There is a slightly better-than-even chance that, with the programme outlined in the president’s speech, we will achieve the basics: a weak but functional central government; reasonable border control (with frequent tactical failures); an economy that continues to grow at 3-5 per cent annually; control of the Taliban insurgency; basic security in 70pc of the country (in terms of population); and with the fighting — and dying — being done by Afghan soldiers, not coalition troops.
(It’s worth noting that more US Navy sailors have died in collisions at sea this year than have US Army soldiers in Afghanistan. Point is: it’s the Afghans, not us, who are the ones currently fighting the Taliban, Al Qaeda, and the IS.)
Here’s how to get there, building on the ideas in the president’s speech:
Push Nato back into the game
Every US soldier or marine that heads to Afghanistan must be matched with a non-US coalition soldier. The Europeans and our other coalition partners (Australia, New Zealand, Georgia) have the capacity to do this. It will require Secretary of Defence James Mattis and Secretary of State Rex Tillerson to put serious pressure on the rest of the coalition to support doing so.
Increase the strategic messaging
Our public stance, going back to the Obama administration, has been “we can’t wait to get out of here”. President Trump’s campaign rhetoric significantly increased the volume and intensity of that message. That has led directly to the resurgence of the Taliban. But building on Trump’s speech, we need to seize on the “conditions-based, not timeline-based” message and hammer it home — both in Afghanistan and in other capitals. The Taliban keep repeating that old saw, “the Americans have all the watches, but we have all the time.” Letting them know definitively that we are the ones with all the time will be deeply demoralising to them and their followers.
Get Russia back on side
After years of being mildly helpful in Afghanistan (because they hate the narcotics flow affecting their over one million addicts), the Russians seem to now be playing both sides. There are increasing reports of their providing weapons and support to the Taliban, probably to hedge their bets. Afghanistan is one of the few places that US-Russian interests roughly align. We should make the point to Moscow that here is an opportunity, at relatively low cost, for the two nations to cooperate and that it is in their interest to do so — they don’t want an ungoverned space churning out drugs on their immediate southern flank.

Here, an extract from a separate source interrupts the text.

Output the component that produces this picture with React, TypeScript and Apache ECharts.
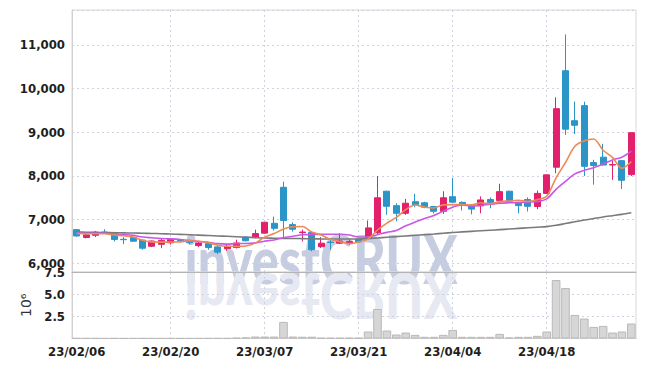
import React, { useEffect, useRef } from 'react';
import * as echarts from 'echarts';

const dates = [
  '23/02/06', '23/02/07', '23/02/08', '23/02/09', '23/02/10', '23/02/13', '23/02/14', '23/02/15', '23/02/16', '23/02/17',
  '23/02/20', '23/02/21', '23/02/22', '23/02/23', '23/02/24', '23/02/27', '23/02/28', '23/03/02', '23/03/03', '23/03/06',
  '23/03/07', '23/03/08', '23/03/09', '23/03/10', '23/03/13', '23/03/14', '23/03/15', '23/03/16', '23/03/17', '23/03/20',
  '23/03/21', '23/03/22', '23/03/23', '23/03/24', '23/03/27', '23/03/28', '23/03/29', '23/03/30', '23/03/31', '23/04/03',
  '23/04/04', '23/04/05', '23/04/06', '23/04/07', '23/04/10', '23/04/11', '23/04/12', '23/04/13', '23/04/14', '23/04/17',
  '23/04/18', '23/04/19', '23/04/20', '23/04/21', '23/04/24', '23/04/25', '23/04/26', '23/04/27', '23/04/28', '23/05/02',
];

const opens = [
  6770, 6590, 6640, 6715, 6700, 6550, 6590, 6530, 6390, 6435,
  6470, 6530, 6525, 6405, 6450, 6375, 6330, 6360, 6600, 6590,
  6690, 6915, 7740, 6885, 6700, 6705, 6380, 6485, 6460, 6450,
  6550, 6580, 6700, 7650, 7320, 7145, 7410, 7385, 7300, 7190,
  7525, 7395, 7335, 7315, 7460, 7435, 7650, 7395, 7460, 7300,
  7600, 8200, 10410, 9265, 9610, 8305, 8430, 8250, 8350, 8030,
];
const closes = [
  6625, 6650, 6710, 6705, 6545, 6540, 6505, 6345, 6510, 6525,
  6545, 6520, 6470, 6465, 6360, 6255, 6390, 6465, 6515, 6680,
  6940, 6800, 6980, 6780, 6715, 6310, 6460, 6475, 6510, 6500,
  6490, 6810, 7500, 7305, 7145, 7375, 7340, 7285, 7190, 7500,
  7400, 7340, 7240, 7450, 7385, 7640, 7420, 7320, 7305, 7600,
  8025, 9540, 9070, 9160, 8220, 8240, 8250, 8260, 7900, 8990,
];
const lows = [
  6610, 6570, 6600, 6680, 6500, 6440, 6490, 6310, 6370, 6345,
  6430, 6490, 6430, 6370, 6310, 6210, 6285, 6340, 6500, 6570,
  6680, 6750, 6600, 6725, 6500, 6275, 6350, 6310, 6440, 6420,
  6470, 6560, 6650, 7110, 6960, 7110, 7285, 7260, 7140, 7130,
  7380, 7210, 7120, 7145, 7260, 7360, 7410, 7145, 7185, 7240,
  7590, 8060, 8940, 8960, 8000, 7800, 8240, 7910, 7700, 8000,
];
const highs = [
  6785, 6670, 6740, 6780, 6720, 6600, 6600, 6540, 6520, 6570,
  6570, 6560, 6540, 6500, 6470, 6390, 6420, 6540, 6620, 6770,
  6945, 7070, 7870, 6940, 6770, 6720, 6600, 6580, 6690, 6540,
  6560, 6980, 8000, 7660, 7375, 7475, 7590, 7410, 7310, 7650,
  7955, 7415, 7350, 7530, 7505, 7820, 7660, 7410, 7510, 7665,
  8030, 9800, 11240, 9700, 9700, 8370, 8735, 8350, 8360, 9000,
];

// closes of the nine sessions before the first visible one (for the moving averages)
const prevCloses = [6700, 6680, 6720, 6690, 6700, 6680, 6720, 6700, 6690];

// long moving average
const ma60 = [
  6715, 6712, 6708, 6704, 6700, 6696, 6692, 6688, 6683, 6677,
  6670, 6662, 6653, 6644, 6635, 6626, 6617, 6607, 6597, 6587,
  6578, 6574, 6570, 6567, 6564, 6561, 6558, 6556, 6555, 6555,
  6556, 6565, 6580, 6595, 6610, 6625, 6640, 6655, 6670, 6688,
  6705, 6718, 6731, 6744, 6757, 6770, 6784, 6798, 6812, 6826,
  6840, 6870, 6910, 6950, 6990, 7025, 7060, 7090, 7120, 7155,
];

// volume, millions of shares
const volumes = [
  0.03, 0.03, 0.03, 0.02, 0.03, 0.02, 0.02, 0.03, 0.02, 0.02,
  0.02, 0.02, 0.02, 0.02, 0.03, 0.03, 0.03, 0.08, 0.12, 0.22,
  0.22, 0.22, 1.87, 0.22, 0.2, 0.2, 0.07, 0.07, 0.07, 0.07,
  0.07, 0.79, 3.33, 0.9, 0.45, 0.67, 0.41, 0.19, 0.19, 0.41,
  0.97, 0.19, 0.19, 0.19, 0.19, 0.52, 0.11, 0.19, 0.19, 0.3,
  0.79, 6.59, 5.69, 2.66, 2.25, 1.31, 1.42, 0.67, 0.79, 1.69,
];

const UP = '#e2206c';
const DOWN = '#2b95c8';
const AXIS_FONT = "'DejaVu Sans Condensed', sans-serif";

function movingAverage(period: number): number[] {
  const all = prevCloses.concat(closes);
  const off = prevCloses.length;
  return closes.map((_, i) => {
    let s = 0;
    for (let k = i + off - period + 1; k <= i + off; k++) s += all[k];
    return Math.round(s / period);
  });
}

export default function App() {
  const ref = useRef<HTMLDivElement>(null);
  useEffect(() => {
    if (!ref.current) return;
    const chart = echarts.init(ref.current, undefined, { renderer: 'svg' });
    const candleData = closes.map((c, i) => [opens[i], c, lows[i], highs[i]]);
    const gridLine = { color: '#cfd2de', type: [2, 3] as any, width: 1 };
    const labelStyle = { color: '#1e1e1e', fontSize: 13, fontWeight: 'bold' as const, fontFamily: AXIS_FONT };
    const wmFont = "900 60px Lato, 'Open Sans', sans-serif";
    chart.setOption({
      animation: false,
      backgroundColor: '#ffffff',
      grid: [
        { left: 72, right: 9, top: 10, height: 262, show: true, borderColor: '#d8d8d8', borderWidth: 1 },
        { left: 72, right: 9, top: 272, height: 66.5, show: true, borderColor: '#d8d8d8', borderWidth: 1 },
      ],
      graphic: [
        {
          type: 'text', x: 321, y: 278, z: -10, scaleX: 0.84, scaleY: 1.12,
          style: { text: 'investCRUX', font: wmFont, fill: '#c6cde1', align: 'center', verticalAlign: 'bottom', y: 12 },
        },
        {
          type: 'text', x: 321, y: 278, z: -10, scaleX: 0.84, scaleY: -1.05,
          style: { text: 'investCRUX', font: wmFont, fill: '#e6e9f2', align: 'center', verticalAlign: 'bottom', y: 12 },
        },
      ],
      xAxis: [
        {
          type: 'category', data: dates, gridIndex: 0, boundaryGap: true,
          axisLine: { show: true, lineStyle: { color: '#b4b4b4' } },
          axisTick: { show: false }, axisLabel: { show: false, interval: 9 },
          splitLine: { show: true, interval: 9, alignWithLabel: true, showMinLine: false, lineStyle: gridLine },
        },
        {
          type: 'category', data: dates, gridIndex: 1, boundaryGap: true,
          axisLine: { show: true, lineStyle: { color: '#d0d0d0' } },
          axisTick: { show: false },
          axisLabel: { interval: 9, margin: 6, ...labelStyle },
          splitLine: { show: true, interval: 9, alignWithLabel: true, showMinLine: false, lineStyle: gridLine },
        },
      ],
      yAxis: [
        {
          type: 'value', gridIndex: 0, min: 5800, max: 11800, scale: true,
          axisLine: { show: true, lineStyle: { color: '#d0d0d0' } }, axisTick: { show: false },
          axisLabel: {
            showMinLabel: false, showMaxLabel: false, margin: 7, ...labelStyle,
            formatter: (v: number) => v.toLocaleString('en-US'),
          },
          splitLine: { show: true, lineStyle: gridLine },
        },
        {
          type: 'value', gridIndex: 1, min: 0, max: 7.5, interval: 2.5,
          axisLine: { show: true, lineStyle: { color: '#d0d0d0' } }, axisTick: { show: false },
          axisLabel: { showMinLabel: false, margin: 7, ...labelStyle, formatter: (v: number) => v.toFixed(1) },
          splitLine: { show: true, lineStyle: gridLine },
          name: '10\u2076', nameLocation: 'middle', nameRotate: 90, nameGap: 34,
          nameTextStyle: { color: '#333', fontSize: 14, fontFamily: 'DejaVu Sans' },
        },
      ],
      series: [
        {
          type: 'candlestick', xAxisIndex: 0, yAxisIndex: 0, data: candleData, barWidth: '70%',
          itemStyle: { color: UP, color0: DOWN, borderColor: UP, borderColor0: DOWN, borderWidth: 1 },
        },
        {
          type: 'line', xAxisIndex: 0, yAxisIndex: 0, data: ma60, showSymbol: false, smooth: 0.3,
          lineStyle: { color: '#7a7a7a', width: 1.6 },
        },
        {
          type: 'line', xAxisIndex: 0, yAxisIndex: 0, data: movingAverage(10), showSymbol: false, smooth: 0.3,
          lineStyle: { color: '#c957e6', width: 1.6 },
        },
        {
          type: 'line', xAxisIndex: 0, yAxisIndex: 0, data: movingAverage(5), showSymbol: false, smooth: 0.3,
          lineStyle: { color: '#ee8a56', width: 1.6 },
        },
        {
          type: 'bar', xAxisIndex: 1, yAxisIndex: 1, data: volumes, barCategoryGap: '8%',
          itemStyle: { color: '#d6d6d6', borderColor: '#b9b9b9', borderWidth: 1 },
        },
      ],
    });
    return () => chart.dispose();
  }, []);
  return (
    <div
      ref={ref}
      style={{ position: 'fixed', left: 0, top: 0, width: 645, height: 366 }}
    />
  );
}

Use the India card to pressure Pakistan
While the initial reaction in Pakistan will be highly negative to the president’s speech, a key element is bringing India more into the equation. The carrots for Pakistan relate directly to India: their military wants top-end technology, training, and engagement — particularly because of their ongoing tension with India. The sticks are similar: Washington needs to tell Islamabad if they won’t help us solve the cross border haven issues, we will begin even closer cooperation with New Delhi. This will be a delicate dance, to say the least, but it’s worth trying.
Increase the Afghan special forces
The 25,000-man force already does the vast majority of the actual fighting in Afghanistan. And with an additional 8,000 US and allied troops, we can put more emphasis on their training, organisation, planning, and deployment. The Taliban — in terms of actual fighters — are not a vast army; the special forces, if increased in size, can handle them. This will be a crucial military element if we are to be successful.
The new strategy is hardly new, and sometimes the best Plan B is to work harder and smarter at Plan A. Kudos to the president’s generals for landing him on a glide path that makes strategic and tactical sense, albeit an option that is merely the least-worst next move in the long-running great game of Afghanistan.
Stavridis is a retired four-star US Navy admiral and Nato supreme allied commander who serves today as the dean of the Fletcher School of Law and Diplomacy at Tufts University.